Tunis – The capital of Tunisia sits directly in the Gulf of Tunis, which protects the city from wind and water without hampering the amazing Mediterranean views. The water is warm and teeming with fish, which gives the residents of Tunis opportunity to board themselves in tiny boats and run pattered grids across the harbor at all hours of day. Tunis is close to Carthage, or Roman legend, and offers shopping, spices and a real Middle Eastern atmosphere of entrepreneurship.

Ephesus is Still Alive

Us infront of the Library in Ephesus

Us infront of the Library in Ephesus

After posing ridiculously on all of the old ruins and monuments we could find in the three ancient cities and camping for the night, we woke up to the sound of an alarm at 6:00 AM so we could get the rental car back in time.  I had lost miserably at every game of cribbage the night before, so Lauren and Matt were in extraordinarily high spirits the next morning.  We quickly broke down the tent, lit an Esbit, and heated some water for an awesome breakfast of instant oatmeal (thanks Matt + Mom) – which really hit the spot.  It was fairly easy navigating our way out of the city and back toward Ephesus.

On the way we stopped at the alleged home of the Virgin Mary, which was on a hilltop just outside Ephesus.  After driving up the passage, we discovered a very steep entry fee and couldn’t really justify paying the Turkish government that much to see what has only been verified by the Vatican and a German lady’s dream.  A little bummed, we descended and drove back towards town and dropped the car off.  We bought our bus tickets for Cannakale, stored our backpacks at the bus station, and walked 3 km down the road towards ancient Ephesus.  Our only slight disappointment about the Virgin Mary’s house quickly diminished as we entered Ephesus.  Unlike all the other ruins we saw, Ephesus was packed with tourists.  It was amazing as we walked down the magnificent marble streets, weathered by time and tread, to see it bustling with people.

Library at Ephesus
Library at Ephesus

We found that Ephesus was not in ruin at all!  Millions of people come here every year from all over the world.  Most impressive was the Great Library of Ephesus, which the Germans kindly rebuilt the front to its former glory.  The amphitheater was also a big hit, seating over 20,000 people.  We saw road markers, with the text marked in red, commissioned by Caesar Augustus.
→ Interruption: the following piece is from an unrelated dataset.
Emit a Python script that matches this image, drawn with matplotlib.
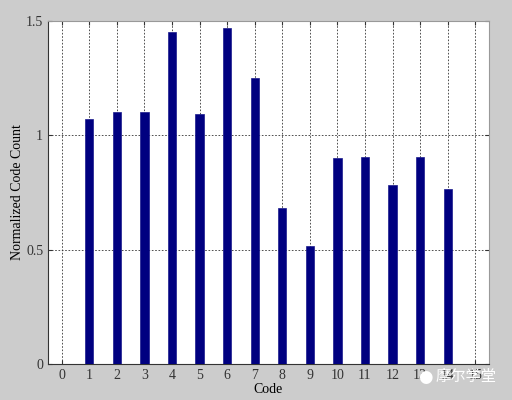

Ephesus is a must see, but the other less toured ruins should not be missed.  It was nice to have this dichotomy of empty and packed ruins as it helps connect past and present together.  After several hours in Ephesus and witnessing a gladiator reenactment, we got on our bus to Cannakale.  Ephesus was a great experience for us as well as for all the other people there, many of them senior citizens.  I heard on old lady say with a tear in her eye, “I have wanted to come here my entire life, and now I can’t believe my eyes.”

The Three Ancient Cities

Ancient Pillars

Ancient Pillars

Priene, Miletus and Didyma are three rather impressive ruins along the Aegean Coast that are smaller than Ephesus, but were important pilgrimage or economic sites in their day. We decided to rent a car from Selcuk and drive to all three of the ancient cities for a tour of the ancient world. Since neither Mike or I had driven in quite some time (and the rental car was a manual) Matt took the helm and Mike acted as navigator as I schemed on how best to see all the sites in one day.

Our first stop was Didyma, which was an hour and a half drive from Selcuk, counting the ridiculous detour through Soke (the town we were stuck in on our night-bus nightmare earlier that week). Didyma is the site of the Ancient Temple of Apollo, which missed out on being one of the seven wonders of the ancient world to the Temple of Artemis by a mere seven columns. We found this site much more impressive than the other because of what remains intact.

Militus (Borat chairs)
Militus (Borat chairs)

Our second stop was Militus, which was an ancient ruin of a theatre. It was a full three stories with a later era citadel atop the theatre. Caves wove in and out of the stadium carrying people to various levels. Like modern arenas, they had letters and numbers carved into the seats for their tickets. The ruin was impressive enough, but behind it was a hammam built by Marcus Aurillius’ wife, which was largely intact and impeccably built.

Awe!!!
Awe!!!

Our third stop was Priene, a hill-top city visited by Alexander the Great. The large Temple to Athena on the top was still standing in places, and the view of the valley (which used to be under water) was astonishing. We jumped from rock to pillar and played in the ancient arena before descending and driving to our camping spot for the night in a town near Selcuk, where we planned on returning the car by 10:00am the following morning. We had pizza and walked along the coast chatting about the ruins we had seen, and how amazingly lucky we were to have seen them. In twenty more years all of these sites might be under glass, or roped off with chains. This was easily one of the best days of the trip, and we were in high spirits as we played cribbage in the tent that evening . We all fell asleep wondering what Ephesus would possibly be like, since we would be seeing it in the morning.